* Work instructions
Up to and including the line with "ax.set_yticks(np.arange(n + 1)", write out the listing from its first line, minus the pictures.
------ Records for this exercise
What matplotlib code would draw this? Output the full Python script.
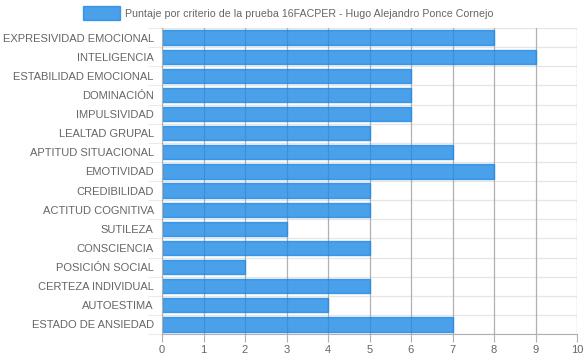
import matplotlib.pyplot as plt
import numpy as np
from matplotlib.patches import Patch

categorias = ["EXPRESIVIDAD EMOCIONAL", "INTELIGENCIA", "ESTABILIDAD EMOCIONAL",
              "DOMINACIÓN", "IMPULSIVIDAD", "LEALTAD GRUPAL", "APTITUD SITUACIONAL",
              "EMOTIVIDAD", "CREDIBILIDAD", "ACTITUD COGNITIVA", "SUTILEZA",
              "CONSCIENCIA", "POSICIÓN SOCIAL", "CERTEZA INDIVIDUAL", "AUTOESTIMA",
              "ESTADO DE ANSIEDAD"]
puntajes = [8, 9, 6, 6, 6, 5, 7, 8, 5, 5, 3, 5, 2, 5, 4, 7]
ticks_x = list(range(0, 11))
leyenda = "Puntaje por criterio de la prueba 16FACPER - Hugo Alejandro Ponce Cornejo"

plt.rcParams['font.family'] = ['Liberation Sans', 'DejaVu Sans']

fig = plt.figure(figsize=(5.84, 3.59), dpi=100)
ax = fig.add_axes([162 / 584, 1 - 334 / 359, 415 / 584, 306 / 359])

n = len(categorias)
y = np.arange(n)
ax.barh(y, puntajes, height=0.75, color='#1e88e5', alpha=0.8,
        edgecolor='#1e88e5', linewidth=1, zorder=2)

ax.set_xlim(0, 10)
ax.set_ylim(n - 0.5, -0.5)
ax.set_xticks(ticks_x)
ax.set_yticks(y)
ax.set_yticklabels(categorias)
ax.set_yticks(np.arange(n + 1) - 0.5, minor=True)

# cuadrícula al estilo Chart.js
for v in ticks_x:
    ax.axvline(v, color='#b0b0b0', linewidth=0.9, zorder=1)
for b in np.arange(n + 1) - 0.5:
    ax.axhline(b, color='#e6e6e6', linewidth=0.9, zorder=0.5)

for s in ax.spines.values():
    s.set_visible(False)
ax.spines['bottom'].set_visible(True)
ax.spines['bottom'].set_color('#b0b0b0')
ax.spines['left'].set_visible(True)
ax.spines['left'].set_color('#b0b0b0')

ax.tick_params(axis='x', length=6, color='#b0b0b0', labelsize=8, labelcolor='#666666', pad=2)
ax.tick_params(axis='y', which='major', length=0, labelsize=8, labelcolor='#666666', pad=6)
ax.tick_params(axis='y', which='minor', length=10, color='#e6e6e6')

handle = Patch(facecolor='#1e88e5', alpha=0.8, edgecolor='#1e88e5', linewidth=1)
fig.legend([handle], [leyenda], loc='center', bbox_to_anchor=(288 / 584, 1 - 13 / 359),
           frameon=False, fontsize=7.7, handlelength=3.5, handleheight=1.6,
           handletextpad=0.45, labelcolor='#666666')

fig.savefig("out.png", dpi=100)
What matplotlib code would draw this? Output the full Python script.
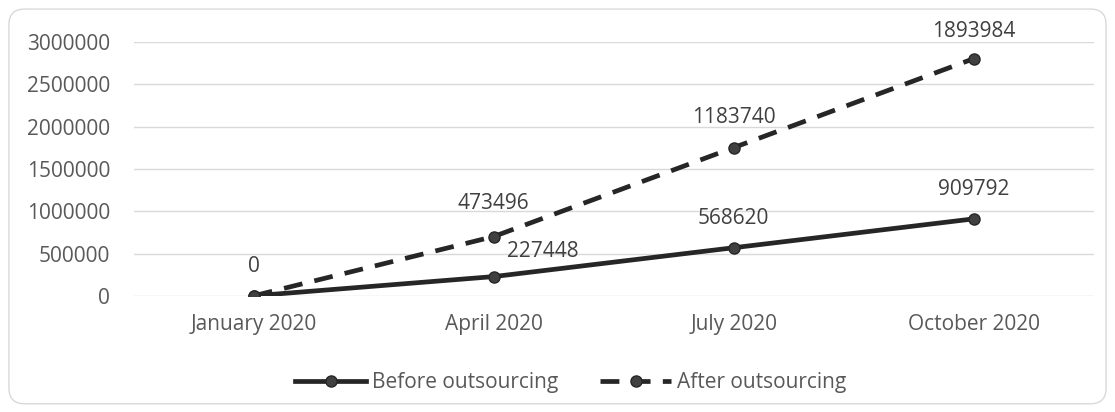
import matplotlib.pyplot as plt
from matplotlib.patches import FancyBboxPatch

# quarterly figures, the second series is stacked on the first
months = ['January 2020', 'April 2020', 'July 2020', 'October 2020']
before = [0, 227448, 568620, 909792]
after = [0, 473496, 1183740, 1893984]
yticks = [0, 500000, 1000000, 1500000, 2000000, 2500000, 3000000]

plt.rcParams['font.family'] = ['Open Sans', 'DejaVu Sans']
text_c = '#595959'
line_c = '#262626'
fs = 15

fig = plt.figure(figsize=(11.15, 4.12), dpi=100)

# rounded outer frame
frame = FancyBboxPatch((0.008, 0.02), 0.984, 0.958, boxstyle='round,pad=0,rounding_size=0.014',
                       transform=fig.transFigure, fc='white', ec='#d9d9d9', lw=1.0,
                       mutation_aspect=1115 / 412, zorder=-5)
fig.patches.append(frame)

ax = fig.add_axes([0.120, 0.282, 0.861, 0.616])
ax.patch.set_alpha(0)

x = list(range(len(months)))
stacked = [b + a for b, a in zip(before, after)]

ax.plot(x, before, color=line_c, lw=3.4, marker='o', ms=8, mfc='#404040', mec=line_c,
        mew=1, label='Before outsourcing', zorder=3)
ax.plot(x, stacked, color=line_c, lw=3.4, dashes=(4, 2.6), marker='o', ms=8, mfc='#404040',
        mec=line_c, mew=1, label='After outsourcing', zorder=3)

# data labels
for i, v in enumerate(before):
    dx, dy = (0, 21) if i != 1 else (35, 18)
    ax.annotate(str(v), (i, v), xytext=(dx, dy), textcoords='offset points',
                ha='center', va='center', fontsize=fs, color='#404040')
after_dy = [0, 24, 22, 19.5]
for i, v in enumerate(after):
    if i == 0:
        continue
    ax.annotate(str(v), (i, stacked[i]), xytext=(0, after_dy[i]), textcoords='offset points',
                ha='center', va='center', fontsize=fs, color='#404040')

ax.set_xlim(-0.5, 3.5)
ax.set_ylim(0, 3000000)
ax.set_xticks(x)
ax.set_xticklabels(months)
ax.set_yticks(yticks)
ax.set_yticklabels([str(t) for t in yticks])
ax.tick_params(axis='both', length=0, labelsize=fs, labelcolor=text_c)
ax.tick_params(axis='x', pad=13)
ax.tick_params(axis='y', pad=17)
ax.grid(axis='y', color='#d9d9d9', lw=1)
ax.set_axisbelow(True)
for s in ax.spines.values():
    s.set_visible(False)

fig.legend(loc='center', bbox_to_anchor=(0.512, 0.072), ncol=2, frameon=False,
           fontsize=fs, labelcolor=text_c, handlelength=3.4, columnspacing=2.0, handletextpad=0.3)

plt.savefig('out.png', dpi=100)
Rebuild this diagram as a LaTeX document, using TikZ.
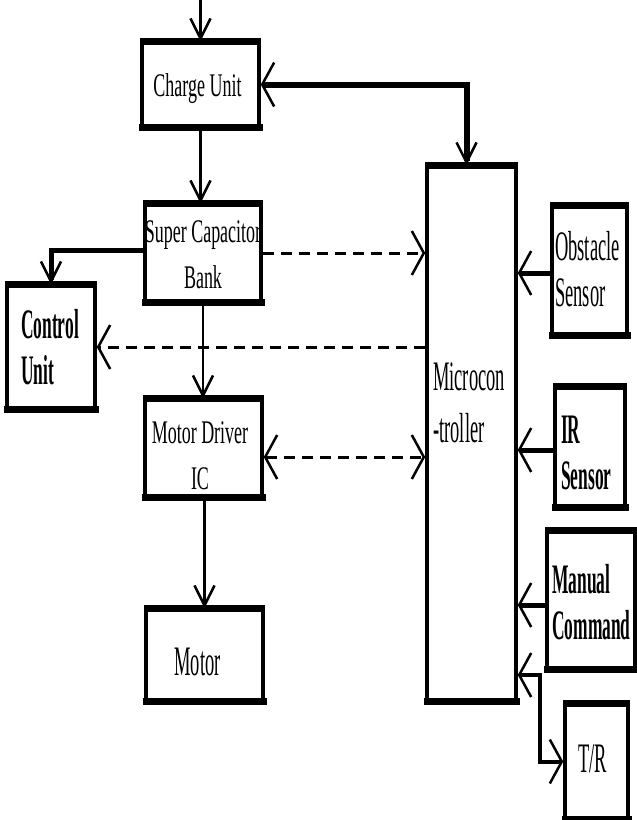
------------
* Result of this exercise
What matplotlib code would draw this? Output the full Python script.
import matplotlib.pyplot as plt
import numpy as np
from matplotlib.patches import Patch

categorias = ["EXPRESIVIDAD EMOCIONAL", "INTELIGENCIA", "ESTABILIDAD EMOCIONAL",
              "DOMINACIÓN", "IMPULSIVIDAD", "LEALTAD GRUPAL", "APTITUD SITUACIONAL",
              "EMOTIVIDAD", "CREDIBILIDAD", "ACTITUD COGNITIVA", "SUTILEZA",
              "CONSCIENCIA", "POSICIÓN SOCIAL", "CERTEZA INDIVIDUAL", "AUTOESTIMA",
              "ESTADO DE ANSIEDAD"]
puntajes = [8, 9, 6, 6, 6, 5, 7, 8, 5, 5, 3, 5, 2, 5, 4, 7]
ticks_x = list(range(0, 11))
leyenda = "Puntaje por criterio de la prueba 16FACPER - Hugo Alejandro Ponce Cornejo"

plt.rcParams['font.family'] = ['Liberation Sans', 'DejaVu Sans']

fig = plt.figure(figsize=(5.84, 3.59), dpi=100)
ax = fig.add_axes([162 / 584, 1 - 334 / 359, 415 / 584, 306 / 359])

n = len(categorias)
y = np.arange(n)
ax.barh(y, puntajes, height=0.75, color='#1e88e5', alpha=0.8,
        edgecolor='#1e88e5', linewidth=1, zorder=2)

ax.set_xlim(0, 10)
ax.set_ylim(n - 0.5, -0.5)
ax.set_xticks(ticks_x)
ax.set_yticks(y)
ax.set_yticklabels(categorias)
ax.set_yticks(np.arange(n + 1) - 0.5, minor=True)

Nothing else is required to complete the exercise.